Le Liban peut ouvrir une voie nouvelle


Libé
Vendredi 25 Septembre 2020

L’explosion qui a secoué Beyrouth le 4 août a ébranlé le monde entier. Elle a fait des centaines de morts et des milliers de blessés, pulvérisé le centre de la capitale et causé de graves dégâts dans toute la ville. Le bilan humain et matériel est très lourd, et l’explosion, de par son emplacement, a paralysé le port et de nombreuses entreprises. L’activité économique a été quasiment interrompue — non seulement à Beyrouth, mais dans l’ensemble du pays. La tragédie qui a secoué le Liban nécessite une réponse mondiale urgente, et le fait qu’elle se prépare déjà est signe d’espoir. Pour guider ces efforts, le groupe de la Banque mondiale a réalisé une évaluation rapide des dégâts et des besoins en collaboration avec l’Union européenne et l’Organisation des Nations unies, en partenariat étroit avec le gouvernement libanais, les institutions publiques et les organisations de la société civile.

Se reconstruire en mieux

Selon notre évaluation, l’explosion a causé entre 3,8 et 4,6 milliards de dégâts et des pertes financières de l’ordre de 2,9 à 3,5 milliards de dollars. Les retombées sont particulièrement graves dans les secteurs essentiels à la croissance, notamment la finance, le logement, le tourisme et le commerce. Le coût total du redressement et de la reconstruction devrait se situer entre 1,8 et 2,2 milliards de dollars à la fin de 2021. Outre la réduction de l’activité économique, le Liban devra probablement faire face à une baisse des recettes fiscales, une hausse de l’inflation et une aggravation de la pauvreté. Le pays risque également de connaître des perturbations commerciales, ce qui augmenterait les coûts de transaction et ralentirait encore la croissance.

Notre évaluation, grâce à son approche globale, propose des mesures concrètes pour favoriser une reprise rapide et vigoureuse. Nous nous engageons à mobiliser le peuple libanais, les pays donateurs et nos partenaires internationaux pour assurer une reconstruction transparente, durable et sans exclus. Mon organisation — qui a été créée pour aider l’Europe à se reconstruire au lendemain de la Seconde Guerre mondiale — tirera parti de son expérience mondiale en matière d’aide aux pays sinistrés. Il ne s’agit pas seulement de mobiliser un large éventail de compétences analytiques et une vaste expérience pratique, mais aussi de mettre en place un dispositif qui accorde la priorité aux besoins des Libanais.

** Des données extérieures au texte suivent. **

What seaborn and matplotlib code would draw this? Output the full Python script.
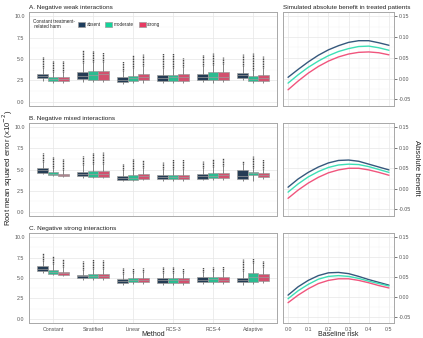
import numpy as np
import pandas as pd
import matplotlib
matplotlib.use("Agg")
import matplotlib.pyplot as plt
import seaborn as sns
from matplotlib.patches import Patch
from matplotlib.ticker import AutoMinorLocator

methods = ["Constant", "Stratified", "Linear", "RCS-3", "RCS-4", "Adaptive"]
harm_levels = ["absent", "moderate", "strong"]
panel_titles = ["A. Negative weak interactions",
                "B. Negative mixed interactions",
                "C. Negative strong interactions"]

# per method, per harm level: (lower whisker, q1, median, q3, upper whisker, top outlier)
weak_boxes = [
    [(2.45, 2.75, 3.00, 3.30, 3.9, 5.20), (2.25, 2.45, 2.65, 2.88, 3.5, 4.80), (2.25, 2.45, 2.70, 2.90, 3.5, 4.80)],
    [(2.35, 2.65, 3.00, 3.50, 4.5, 6.00), (2.30, 2.60, 3.10, 3.55, 4.6, 5.90), (2.30, 2.60, 3.20, 3.60, 4.7, 5.80)],
    [(2.10, 2.33, 2.60, 2.90, 3.6, 4.80), (2.15, 2.40, 2.75, 3.05, 3.9, 5.50), (2.25, 2.52, 2.95, 3.30, 4.2, 5.60)],
    [(2.20, 2.45, 2.80, 3.15, 4.0, 5.70), (2.20, 2.45, 2.85, 3.15, 4.0, 5.70), (2.20, 2.45, 2.85, 3.20, 4.1, 5.15)],
    [(2.30, 2.55, 2.95, 3.30, 4.2, 5.50), (2.25, 2.52, 2.95, 3.45, 4.3, 5.70), (2.30, 2.55, 2.95, 3.50, 4.4, 5.20)],
    [(2.50, 2.75, 3.10, 3.40, 4.2, 5.60), (2.25, 2.45, 2.70, 3.00, 3.7, 5.70), (2.25, 2.45, 2.80, 3.15, 3.9, 5.30)],
]
mixed_boxes = [
    [(4.45, 4.60, 4.90, 5.17, 5.9, 6.95), (4.25, 4.37, 4.50, 4.70, 5.2, 6.50), (4.15, 4.22, 4.35, 4.48, 4.9, 6.20)],
    [(4.00, 4.18, 4.45, 4.75, 5.5, 6.60), (4.00, 4.15, 4.50, 4.80, 5.6, 6.95), (4.00, 4.15, 4.50, 4.80, 5.6, 7.10)],
    [(3.60, 3.76, 4.00, 4.25, 4.9, 5.65), (3.60, 3.76, 4.05, 4.33, 5.0, 6.20), (3.75, 3.92, 4.20, 4.48, 5.2, 6.10)],
    [(3.65, 3.84, 4.10, 4.40, 5.1, 5.85), (3.65, 3.84, 4.10, 4.40, 5.1, 6.20), (3.65, 3.84, 4.10, 4.40, 5.1, 6.20)],
    [(3.70, 3.90, 4.20, 4.50, 5.2, 6.00), (3.70, 3.95, 4.25, 4.55, 5.3, 6.20), (3.70, 3.95, 4.30, 4.60, 5.4, 6.40)],
    [(3.65, 3.86, 4.25, 4.90, 5.7, 6.00), (3.60, 4.36, 4.55, 4.74, 5.2, 6.60), (3.90, 4.17, 4.36, 4.55, 5.1, 6.30)],
]
strong_boxes = [
    [(5.60, 5.82, 6.15, 6.43, 7.1, 8.05), (5.35, 5.49, 5.78, 6.02, 6.7, 7.65), (5.20, 5.33, 5.57, 5.74, 6.3, 7.35)],
    [(4.75, 4.96, 5.20, 5.41, 6.0, 7.05), (4.75, 4.96, 5.20, 5.45, 6.1, 7.35), (4.75, 4.96, 5.20, 5.45, 6.1, 7.15)],
    [(4.20, 4.43, 4.67, 4.92, 5.5, 6.20), (4.25, 4.47, 4.70, 4.96, 5.6, 6.25), (4.30, 4.55, 4.80, 5.04, 5.7, 6.25)],
    [(4.20, 4.43, 4.72, 4.96, 5.6, 6.40), (4.20, 4.43, 4.72, 4.96, 5.6, 6.35), (4.20, 4.43, 4.72, 4.96, 5.6, 6.25)],
    [(4.30, 4.50, 4.80, 5.08, 5.7, 6.35), (4.30, 4.50, 4.85, 5.12, 5.8, 6.35), (4.30, 4.57, 4.80, 5.10, 5.8, 6.45)],
    [(4.20, 4.48, 4.73, 5.02, 5.8, 7.30), (4.30, 4.57, 5.10, 5.64, 6.8, 7.50), (4.40, 4.69, 5.10, 5.51, 6.4, 7.10)],
]

baseline_risk = [0.0, 0.05, 0.10, 0.15, 0.20, 0.25, 0.30, 0.35, 0.40, 0.45, 0.50]
weak_benefit = [
    [0.003, 0.022, 0.040, 0.056, 0.069, 0.079, 0.087, 0.091, 0.091, 0.086, 0.080],
    [-0.011, 0.009, 0.027, 0.042, 0.055, 0.065, 0.072, 0.077, 0.078, 0.074, 0.068],
    [-0.027, -0.006, 0.013, 0.029, 0.042, 0.052, 0.059, 0.063, 0.064, 0.062, 0.057],
]
mixed_benefit = [
    [0.004, 0.024, 0.040, 0.053, 0.063, 0.069, 0.070, 0.067, 0.060, 0.053, 0.046],
    [-0.008, 0.012, 0.029, 0.042, 0.052, 0.058, 0.060, 0.059, 0.054, 0.047, 0.040],
    [-0.023, -0.003, 0.014, 0.028, 0.039, 0.046, 0.050, 0.050, 0.046, 0.040, 0.033],
]
strong_benefit = [
    [0.004, 0.025, 0.041, 0.053, 0.060, 0.061, 0.058, 0.051, 0.043, 0.036, 0.029],
    [-0.005, 0.015, 0.031, 0.044, 0.051, 0.053, 0.051, 0.046, 0.039, 0.033, 0.027],
    [-0.015, 0.004, 0.020, 0.033, 0.041, 0.045, 0.045, 0.041, 0.035, 0.028, 0.022],
]

box_colors = {"absent": "#1d3c5c", "moderate": "#14d39a", "strong": "#e83a62"}
line_colors = {"absent": "#35587c", "moderate": "#3ddfb6", "strong": "#f0557d"}

sns.set_theme(style="whitegrid")
plt.rcParams["font.family"] = ["Liberation Sans", "DejaVu Sans"]

W, H = 423, 338


def frac(x0, y0, x1, y1):
    return [x0 / W, 1 - y1 / H, (x1 - x0) / W, (y1 - y0) / H]


def style_axes(ax):
    ax.set_facecolor("white")
    for s in ax.spines.values():
        s.set_color("#a8a8a8")
        s.set_linewidth(0.7)
    ax.grid(True, which="major", color="#e6e6e6", linewidth=0.5)
    ax.grid(True, which="minor", color="#f2f2f2", linewidth=0.3)
    ax.tick_params(which="major", length=2, width=0.5, color="#444444",
                   labelsize=3.8, labelcolor="#555555", pad=1.2)
    ax.tick_params(which="minor", length=0)
    ax.set_axisbelow(True)


def box_frame(boxes):
    rows = []
    for i, m in enumerate(methods):
        for j, h in enumerate(harm_levels):
            for v in boxes[i][j][:5]:
                rows.append({"method": m, "harm": h, "rmse": v})
    return pd.DataFrame(rows)


fig = plt.figure(figsize=(W / 100, H / 100), dpi=100)

left_pos = [(12, 106), (123, 216), (233, 323)]
all_boxes = [weak_boxes, mixed_boxes, strong_boxes]
all_benefit = [weak_benefit, mixed_benefit, strong_benefit]
box_width = 0.78

for k in range(3):
    y0, y1 = left_pos[k]
    ax = fig.add_axes(frac(29, y0, 277, y1))
    df = box_frame(all_boxes[k])
    sns.boxplot(data=df, x="method", y="rmse", hue="harm", order=methods,
                hue_order=harm_levels, palette=box_colors, width=box_width,
                gap=0, whis=(0, 100), showfliers=False, linecolor="#9c9c9c",
                linewidth=0.5, whiskerprops={"color": "#555555"},
                capprops={"linewidth": 0}, legend=False, ax=ax)
    # outlier columns
    for i in range(len(methods)):
        for j in range(len(harm_levels)):
            lo, q1, med, q3, hi, top = all_boxes[k][i][j]
            xpos = i + (j - 1) * box_width / 3
            ax.vlines(xpos, hi, top, colors="#222222", linewidth=1.0,
                      linestyles=(0, (0.7, 0.5)))
    style_axes(ax)
    ax.set_xlim(-0.6, 5.6)
    ax.set_ylim(-0.5, 10.5)
    ax.set_yticks([0, 2.5, 5, 7.5, 10])
    ax.set_yticklabels(["0.0", "2.5", "5.0", "7.5", "10.0"])
    ax.yaxis.set_minor_locator(AutoMinorLocator(2))
    ax.set_xlabel("")
    ax.set_ylabel("")
    if k < 2:
        ax.set_xticklabels([])
    ax.set_title(panel_titles[k], loc="left", fontsize=4.6, color="#222222",
                 pad=2.5, x=0.0)
    if k == 0:
        handles = [Patch(facecolor=box_colors[h], edgecolor="#9c9c9c", linewidth=0.5)
                   for h in harm_levels]
        ax.legend(handles, harm_levels, ncol=3, loc="center left",
                  bbox_to_anchor=(0.19, 0.87), frameon=False, fontsize=3.3,
                  handlelength=1.5, handleheight=1.3, columnspacing=1.0,
                  handletextpad=0.4, borderaxespad=0)
        ax.text(0.015, 0.87, "Constant treatment-\n related harm", transform=ax.transAxes,
                fontsize=3.3, va="center", ha="left", color="#222222", linespacing=1.0)

    # right panel: simulated absolute benefit
    axr = fig.add_axes(frac(283, y0, 394, y1))
    rows = []
    for j, h in enumerate(harm_levels):
        for r, b in zip(baseline_risk, all_benefit[k][j]):
            rows.append({"risk": r, "benefit": b, "harm": h})
    dfl = pd.DataFrame(rows)
    sns.lineplot(data=dfl, x="risk", y="benefit", hue="harm", hue_order=harm_levels,
                 palette=line_colors, linewidth=1.0, legend=False, ax=axr)
    style_axes(axr)
    axr.yaxis.tick_right()
    axr.set_xlim(-0.025, 0.525)
    axr.set_ylim(-0.066, 0.16)
    axr.set_yticks([-0.05, 0.0, 0.05, 0.10, 0.15])
    axr.set_yticklabels(["-0.05", "0.00", "0.05", "0.10", "0.15"])
    axr.set_xticks([0.0, 0.1, 0.2, 0.3, 0.4, 0.5])
    axr.xaxis.set_minor_locator(AutoMinorLocator(2))
    axr.yaxis.set_minor_locator(AutoMinorLocator(2))
    axr.set_xlabel("")
    axr.set_ylabel("")
    if k < 2:
        axr.set_xticklabels([])
    else:
        axr.set_xticklabels(["0.0", "0.1", "0.2", "0.3", "0.4", "0.5"])
    if k == 0:
        axr.set_title("Simulated absolute benefit in treated patients", loc="left",
                      fontsize=4.6, color="#222222", pad=2.5, x=0.0)

fig.text(8 / W, 1 - 168 / H, "Root mean squared error (x10$^{-2}$)", rotation=90,
         ha="center", va="center", fontsize=5.6, color="#222222")
fig.text(416 / W, 1 - 168 / H, "Absolute benefit", rotation=270,
         ha="center", va="center", fontsize=5.6, color="#222222")
fig.text(153 / W, 1 - 335 / H, "Method", ha="center", va="center",
         fontsize=5.0, color="#222222")
fig.text(338 / W, 1 - 335 / H, "Baseline risk", ha="center", va="center",
         fontsize=5.0, color="#222222")

fig.savefig("out.png", dpi=100)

Cette catastrophe n’est que la plus visible et la plus dramatique d’une série de maux qui ont frappé le pays au cours de la dernière décennie et se sont multipliés ces derniers mois — notamment les retombées du conflit en Syrie, puisque le Liban compte plus de réfugiés par habitant que tout autre pays. La situation économique et financière s’est fortement dégradée : juste avant l’explosion, l’activité économique devait se contracter de plus de 18 % en 2020, alors que les taux d’inflation atteignaient déjà des niveaux à trois chiffres à la fin du premier semestre. Et pour les Libanais, la pandémie de Covid-19 et les mesures de confinement qui l’accompagnent ont contribué à une hausse sensible de la pauvreté, du chômage et du climat d’insécurité. L’explosion n’a fait qu’exacerber une situation déjà désastreuse pour le Liban. Mais les défis auxquels le pays est confronté ne sont pas purement économiques : ses institutions publiques ont perdu toute fiabilité en termes de transparence et de redevabilité, ce qui a paralysé le soutien international alors même que l’économie était en chute libre depuis plusieurs mois. Le pays doit non seulement se reconstruire, mais il doit aussi se reconstruire en mieux. Le changement doit être guidé par trois principes directeurs : transparence, inclusion et bonne gouvernance. Le Liban doit commencer par fonctionner mieux et de façon à profiter à tous.

Changer de cap

Cette crise est donc aussi un coup de semonce – le moment est venu pour le pays de transformer en profondeur ses politiques institutionnelle, économique et sociale en respectant les priorités du peuple libanais. L’évaluation a pris en compte les vues de représentants et acteurs de toutes les sphères de la société libanaise, et leurs observations ont aidé à formuler les conclusions, analyses et recommandations du rapport. Le peuple libanais a démontré à maintes reprises par le passé qu’il pouvait se relever des conflits et de la destruction. Il peut également mettre à profit les ressources d’une diaspora très engagée. Je suis donc convaincu que nous pouvons compter une fois encore sur la détermination et l’ingéniosité des Libanais. Mais cette fois-ci, il ne s’agit pas seulement de survivre et se relever. Il s’agit aussi de savoir si le pays saisira cette occasion de prendre les mesures décisives pour changer de cap et ouvrir une voie nouvelle.